‘It’s Cougar World’: How BYU athletics connects people with a community of faith
Commissioner of Education Elder Clark G. Gilbert addressed the role BYU sports plays within The Church of Jesus Christ of Latter-day Saints
Some wonder what role BYU athletics plays within The Church of Jesus Christ of Latter-day Saints.
Commissioner of Education Elder Clark G. Gilbert addressed that topic when he was interviewed Tuesday by Jarom Jordan and former BYU basketball star Tyler Haws during a televised men’s basketball practice on BYUtv.
Elder Gilbert grew up as a big Cougars fan. He is a BYU graduate who became a Harvard business professor.
“I love BYU basketball,” he said. “I love our sports teams and what they stand for.”
It’s what BYU sports stands for that makes all the difference, Elder Gilbert explained. He offered Haws, the Cougars’ all-time leading scorer, as an example.
“You look at Tyler. Yes, he had the best mid-range jump shot in BYU history. But he’s a returned missionary. He’s a great guy, a great husband. You look at these teams and we love sports inside the Church Educational System,” Elder Gilbert said. “But there are at least two things that are unique about why we’re invested in them and why we cheer for them so hard. One of them is, cheering for BYU connects you to a community of faith in almost no other way.

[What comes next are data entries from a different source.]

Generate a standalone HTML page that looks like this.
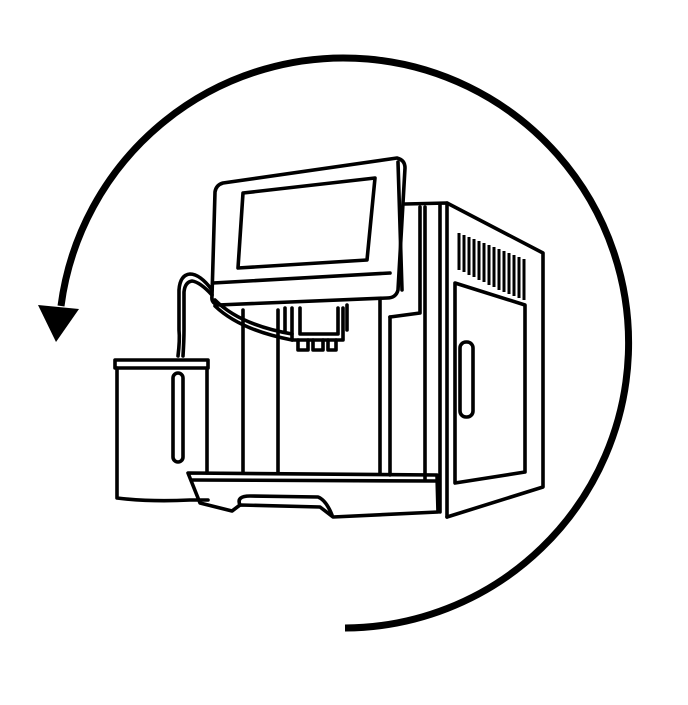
<!DOCTYPE html>
<html><head><meta charset="utf-8"><style>
html,body{margin:0;padding:0;background:#fff;}
svg{display:block}
</style></head><body>
<svg width="688" height="705" viewBox="0 0 688 705" xmlns="http://www.w3.org/2000/svg">
<g fill="none" stroke="#000" stroke-linejoin="round" stroke-linecap="round">
<path d="M345 628 A285 285 0 1 0 61 306" stroke-width="7" stroke-linecap="butt"/>
</g>
<polygon points="38,305 79,309 56,342" fill="#000"/>
<g fill="none" stroke="#000" stroke-width="3.6" stroke-linejoin="round" stroke-linecap="round">
<path d="M405 204 L447 203 L543 253 L543 487 L447 517"/>
<path d="M425 207 L425 480"/>
<path d="M440 204 L440 512"/>
<path d="M447 203 L447 517"/>
<path d="M455 283 L525 305 L525 472 L455 483 Z"/>
<rect x="460" y="342" width="13" height="75" rx="6"/>
<path d="M390 317 L390 475"/>
<path d="M390 317 L420 313 L420 207"/>
<path d="M243 310 L243 472"/>
<path d="M278 310 L278 472"/>
<path d="M380 300 L380 473"/>
<path d="M188 473 L437 475 L438 512 L333 517 L320 507 L240 505 L232 511 L200 503 Z"/>
<path d="M192 480 L437 481"/>
<path d="M240 505 Q236 496 250 496 L318 497 Q326 500 332 515"/>
<path d="M115 360 L208 360 L208 368 L115 368 Z"/>
<path d="M117 368 L117 498 Q150 502 190 500 L208 500"/>
<path d="M207 368 L207 473"/>
<rect x="173" y="373" width="10" height="89" rx="5"/>
<path d="M178 356 Q180 340 179 330 L179 290 Q180 275 190 274 Q200 274 212 290"/>
<path d="M183 356 Q184 340 184 330 L184 292 Q185 282 192 281 Q200 282 212 295"/>
<path d="M215 300 Q240 325 292 334"/>
<path d="M215 306 Q240 330 292 340"/>
<path d="M292 308 L292 340 L343 340 L343 308"/>
<path d="M300 308 L300 334 L338 334 L338 308"/>
<path d="M298 340 L298 350 L308 350 L308 340"/>
<path d="M313 340 L313 350 L323 350 L323 340"/>
<path d="M328 340 L328 350 L336 350 L336 340"/>
<path d="M285 308 L285 332"/>
<path d="M347 305 L347 330"/>
<path d="M223 183 L397 158 Q405 160 405 168 L398 290 Q396 298 387 298 L218 305 Q211 303 212 296 L215 192 Q216 185 223 183 Z"/>
<path d="M213 283 L390 273"/>
<path d="M398 162 L402 290"/>
<path d="M243 193 L375 178 L367 260 L238 268 Z"/>
</g>
<g stroke="#000" stroke-width="3">
<line x1="459" y1="233" x2="459" y2="270"/>
<line x1="464" y1="235" x2="464" y2="272"/>
<line x1="469" y1="237" x2="469" y2="275"/>
<line x1="474" y1="239" x2="474" y2="277"/>
<line x1="479" y1="241" x2="479" y2="280"/>
<line x1="484" y1="243" x2="484" y2="282"/>
<line x1="489" y1="245" x2="489" y2="285"/>
<line x1="494" y1="247" x2="494" y2="287"/>
<line x1="499" y1="249" x2="499" y2="290"/>
<line x1="504" y1="251" x2="504" y2="292"/>
<line x1="509" y1="253" x2="509" y2="294"/>
<line x1="514" y1="255" x2="514" y2="296"/>
<line x1="519" y1="257" x2="519" y2="298"/>
<line x1="524" y1="259" x2="524" y2="300"/>
</g>
</svg>
</body></html>
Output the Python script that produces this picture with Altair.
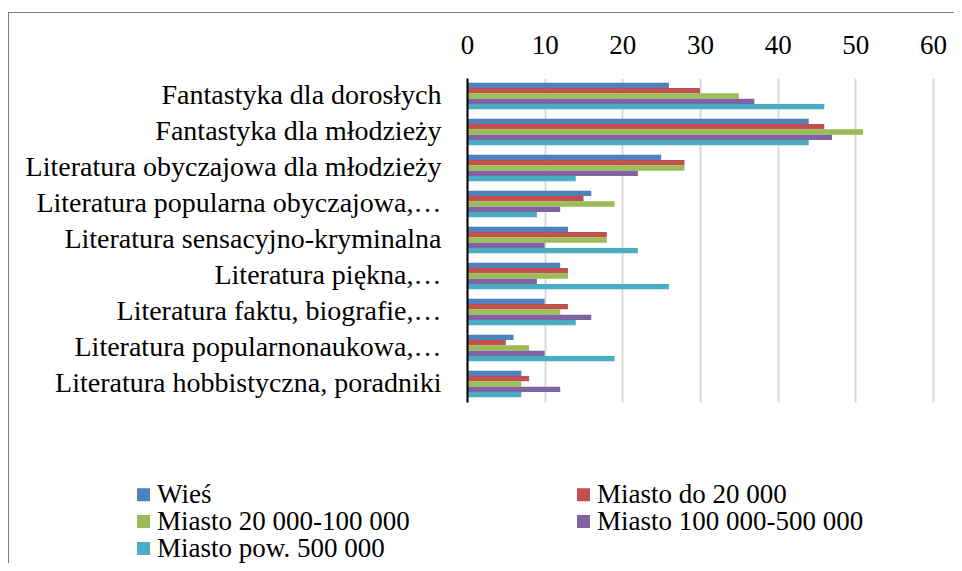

“Our values, our church and our people, we can go anywhere and compete at the highest level and not have to compromise who we are. The other part of it is, it’s the values we reflect as a program. Some of that is tied to the honor code, the religious principles of the university — we don’t play on Sunday, we expect our athletes to follow the dress and grooming standards — but some of that is the values that grow out of our faith that show up in sport.”
Attributes represented in athletics at BYU, Elder Gilbert said, include “hard work, discipline, grit, a determination to learn and become better.”
Added Elder Gilbert: “Anytime we cheer for BYU, we want them to do well but we want them to reflect those values.”
Elder Gilbert is the former president and CEO of the Deseret News, and former president of BYU-Idaho. He was the first president of BYU-Pathway Worldwide. He became a General Authority in April and church commissioner a couple of months ago. The Church Educational System serves 1.2 million students across the church-sponsored universities, BYU-PW and the seminary and institute programs.
The current Cougars basketball team features three players from Africa — Gideon George (Nigeria), Fousseyni Traore (Mali) and Atiki Ally Atiki (Tanzania) — on the roster.
Elder Gilbert said he talked to the African players last week and pointed out the global reach of both BYU and the church.
“It’s not ‘Cougar Nation,’ it’s ‘Cougar World.’ We have BYU Pathway all over Africa, almost 10,000 students in Africa. None of (the players from Africa) knew that,” he said. “Everywhere you go in the world, people love BYU. But it’s not like they just picked a random team. They love how it connects us to a community of faith and they love how it represents our values.”
In 2023, BYU athletics will be joining the Big 12 Conference. That jump to a Power Five league, announced last month, will have crucial ramifications.
“It’s huge,” Elder Gilbert said. “It’s the best basketball conference in the world — and we’re in it.”
Coach Mark Pope, who’s entering his third season at the helm of Cougars basketball, is doing a remarkable job, Elder Gilbert said.
“He’s committed to excellence. He wants this team to perform at the highest level but they do it in the right way. At BYU, you have to do both.”
Elder Gilbert invoked the words of former church president Spencer W. Kimball, who shared a message in 1975 titled “The Second Century of Brigham Young University.”
President Kimball taught the importance of being “bilingual” in both a spiritual and secular sense — speaking the language of the world and the language of the gospel.
“To me, in athletics, the language of the world is, we compete at a high level. We’re committed to excellence,” Elder Gilbert said. “We’re always getting better … But we also speak the language of the gospel — that’s our values, and the principles of the university in everything we do.”